» SHORT TASK:
Output the material below unchanged, apart from leaving out the pictures.

** BEGIN INFORMATION PROVIDED **

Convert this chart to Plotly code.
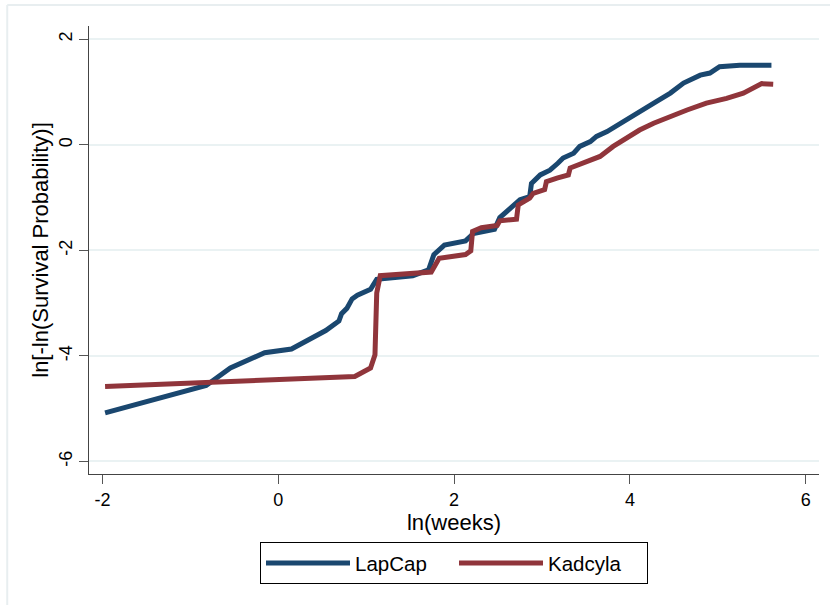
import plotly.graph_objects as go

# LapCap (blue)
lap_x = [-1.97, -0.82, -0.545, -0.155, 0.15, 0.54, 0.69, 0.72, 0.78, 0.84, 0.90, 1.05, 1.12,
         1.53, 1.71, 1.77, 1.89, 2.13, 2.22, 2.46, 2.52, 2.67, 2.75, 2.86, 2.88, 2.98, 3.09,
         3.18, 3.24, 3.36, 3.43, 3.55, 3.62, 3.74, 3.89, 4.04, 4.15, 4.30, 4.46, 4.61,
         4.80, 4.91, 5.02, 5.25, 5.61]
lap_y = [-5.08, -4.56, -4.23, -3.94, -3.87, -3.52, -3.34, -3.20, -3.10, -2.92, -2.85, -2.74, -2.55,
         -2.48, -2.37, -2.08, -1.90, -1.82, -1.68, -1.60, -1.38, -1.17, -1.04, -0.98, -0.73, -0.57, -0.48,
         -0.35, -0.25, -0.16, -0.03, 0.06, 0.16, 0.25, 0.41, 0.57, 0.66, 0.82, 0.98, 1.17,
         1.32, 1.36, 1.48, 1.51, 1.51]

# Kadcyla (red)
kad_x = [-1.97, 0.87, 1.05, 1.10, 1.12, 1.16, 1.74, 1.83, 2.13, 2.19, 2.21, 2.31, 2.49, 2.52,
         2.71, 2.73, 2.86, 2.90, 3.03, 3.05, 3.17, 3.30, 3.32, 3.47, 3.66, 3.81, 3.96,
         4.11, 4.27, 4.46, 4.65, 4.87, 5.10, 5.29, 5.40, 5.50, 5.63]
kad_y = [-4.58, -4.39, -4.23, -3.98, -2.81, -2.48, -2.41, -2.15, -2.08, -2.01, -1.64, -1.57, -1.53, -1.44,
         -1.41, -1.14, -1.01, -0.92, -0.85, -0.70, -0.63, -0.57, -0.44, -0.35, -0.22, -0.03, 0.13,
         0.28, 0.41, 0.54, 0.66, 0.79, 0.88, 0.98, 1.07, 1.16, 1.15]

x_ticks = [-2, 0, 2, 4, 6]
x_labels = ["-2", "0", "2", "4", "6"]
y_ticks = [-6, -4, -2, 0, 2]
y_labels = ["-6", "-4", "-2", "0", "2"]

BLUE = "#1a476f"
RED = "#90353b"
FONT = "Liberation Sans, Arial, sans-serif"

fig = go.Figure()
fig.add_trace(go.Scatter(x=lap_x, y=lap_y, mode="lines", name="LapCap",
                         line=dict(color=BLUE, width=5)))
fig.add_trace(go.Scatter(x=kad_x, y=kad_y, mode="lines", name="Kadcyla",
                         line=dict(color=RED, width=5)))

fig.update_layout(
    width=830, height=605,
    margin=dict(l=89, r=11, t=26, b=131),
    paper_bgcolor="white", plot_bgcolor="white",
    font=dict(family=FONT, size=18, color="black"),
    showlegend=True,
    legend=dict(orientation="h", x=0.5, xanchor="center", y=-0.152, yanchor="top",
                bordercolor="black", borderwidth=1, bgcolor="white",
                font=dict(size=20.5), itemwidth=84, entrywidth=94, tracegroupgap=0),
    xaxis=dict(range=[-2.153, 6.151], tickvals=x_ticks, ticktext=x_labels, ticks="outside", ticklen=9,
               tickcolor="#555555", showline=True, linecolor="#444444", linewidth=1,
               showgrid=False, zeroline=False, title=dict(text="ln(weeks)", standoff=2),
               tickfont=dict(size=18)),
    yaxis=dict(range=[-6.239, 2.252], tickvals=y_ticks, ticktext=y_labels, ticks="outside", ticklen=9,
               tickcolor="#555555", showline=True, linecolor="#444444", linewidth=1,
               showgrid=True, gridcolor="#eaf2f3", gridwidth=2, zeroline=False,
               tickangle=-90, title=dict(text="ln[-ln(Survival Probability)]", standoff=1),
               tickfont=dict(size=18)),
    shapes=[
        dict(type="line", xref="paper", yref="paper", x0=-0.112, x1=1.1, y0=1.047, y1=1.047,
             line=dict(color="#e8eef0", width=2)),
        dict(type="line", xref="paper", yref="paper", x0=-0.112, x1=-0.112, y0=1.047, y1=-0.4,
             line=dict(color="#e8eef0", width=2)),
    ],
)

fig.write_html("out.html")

** END INFORMATION PROVIDED **

» PROBLEM SOLUTION:
Convert this chart to Plotly code.
import plotly.graph_objects as go

# LapCap (blue)
lap_x = [-1.97, -0.82, -0.545, -0.155, 0.15, 0.54, 0.69, 0.72, 0.78, 0.84, 0.90, 1.05, 1.12,
         1.53, 1.71, 1.77, 1.89, 2.13, 2.22, 2.46, 2.52, 2.67, 2.75, 2.86, 2.88, 2.98, 3.09,
         3.18, 3.24, 3.36, 3.43, 3.55, 3.62, 3.74, 3.89, 4.04, 4.15, 4.30, 4.46, 4.61,
         4.80, 4.91, 5.02, 5.25, 5.61]
lap_y = [-5.08, -4.56, -4.23, -3.94, -3.87, -3.52, -3.34, -3.20, -3.10, -2.92, -2.85, -2.74, -2.55,
         -2.48, -2.37, -2.08, -1.90, -1.82, -1.68, -1.60, -1.38, -1.17, -1.04, -0.98, -0.73, -0.57, -0.48,
         -0.35, -0.25, -0.16, -0.03, 0.06, 0.16, 0.25, 0.41, 0.57, 0.66, 0.82, 0.98, 1.17,
         1.32, 1.36, 1.48, 1.51, 1.51]

# Kadcyla (red)
kad_x = [-1.97, 0.87, 1.05, 1.10, 1.12, 1.16, 1.74, 1.83, 2.13, 2.19, 2.21, 2.31, 2.49, 2.52,
         2.71, 2.73, 2.86, 2.90, 3.03, 3.05, 3.17, 3.30, 3.32, 3.47, 3.66, 3.81, 3.96,
         4.11, 4.27, 4.46, 4.65, 4.87, 5.10, 5.29, 5.40, 5.50, 5.63]
kad_y = [-4.58, -4.39, -4.23, -3.98, -2.81, -2.48, -2.41, -2.15, -2.08, -2.01, -1.64, -1.57, -1.53, -1.44,
         -1.41, -1.14, -1.01, -0.92, -0.85, -0.70, -0.63, -0.57, -0.44, -0.35, -0.22, -0.03, 0.13,
         0.28, 0.41, 0.54, 0.66, 0.79, 0.88, 0.98, 1.07, 1.16, 1.15]

x_ticks = [-2, 0, 2, 4, 6]
x_labels = ["-2", "0", "2", "4", "6"]
y_ticks = [-6, -4, -2, 0, 2]
y_labels = ["-6", "-4", "-2", "0", "2"]

BLUE = "#1a476f"
RED = "#90353b"
FONT = "Liberation Sans, Arial, sans-serif"

fig = go.Figure()
fig.add_trace(go.Scatter(x=lap_x, y=lap_y, mode="lines", name="LapCap",
                         line=dict(color=BLUE, width=5)))
fig.add_trace(go.Scatter(x=kad_x, y=kad_y, mode="lines", name="Kadcyla",
                         line=dict(color=RED, width=5)))

fig.update_layout(
    width=830, height=605,
    margin=dict(l=89, r=11, t=26, b=131),
    paper_bgcolor="white", plot_bgcolor="white",
    font=dict(family=FONT, size=18, color="black"),
    showlegend=True,
    legend=dict(orientation="h", x=0.5, xanchor="center", y=-0.152, yanchor="top",
                bordercolor="black", borderwidth=1, bgcolor="white",
                font=dict(size=20.5), itemwidth=84, entrywidth=94, tracegroupgap=0),
    xaxis=dict(range=[-2.153, 6.151], tickvals=x_ticks, ticktext=x_labels, ticks="outside", ticklen=9,
               tickcolor="#555555", showline=True, linecolor="#444444", linewidth=1,
               showgrid=False, zeroline=False, title=dict(text="ln(weeks)", standoff=2),
               tickfont=dict(size=18)),
    yaxis=dict(range=[-6.239, 2.252], tickvals=y_ticks, ticktext=y_labels, ticks="outside", ticklen=9,
               tickcolor="#555555", showline=True, linecolor="#444444", linewidth=1,
               showgrid=True, gridcolor="#eaf2f3", gridwidth=2, zeroline=False,
               tickangle=-90, title=dict(text="ln[-ln(Survival Probability)]", standoff=1),
               tickfont=dict(size=18)),
    shapes=[
        dict(type="line", xref="paper", yref="paper", x0=-0.112, x1=1.1, y0=1.047, y1=1.047,
             line=dict(color="#e8eef0", width=2)),
        dict(type="line", xref="paper", yref="paper", x0=-0.112, x1=-0.112, y0=1.047, y1=-0.4,
             line=dict(color="#e8eef0", width=2)),
    ],
)

fig.write_html("out.html")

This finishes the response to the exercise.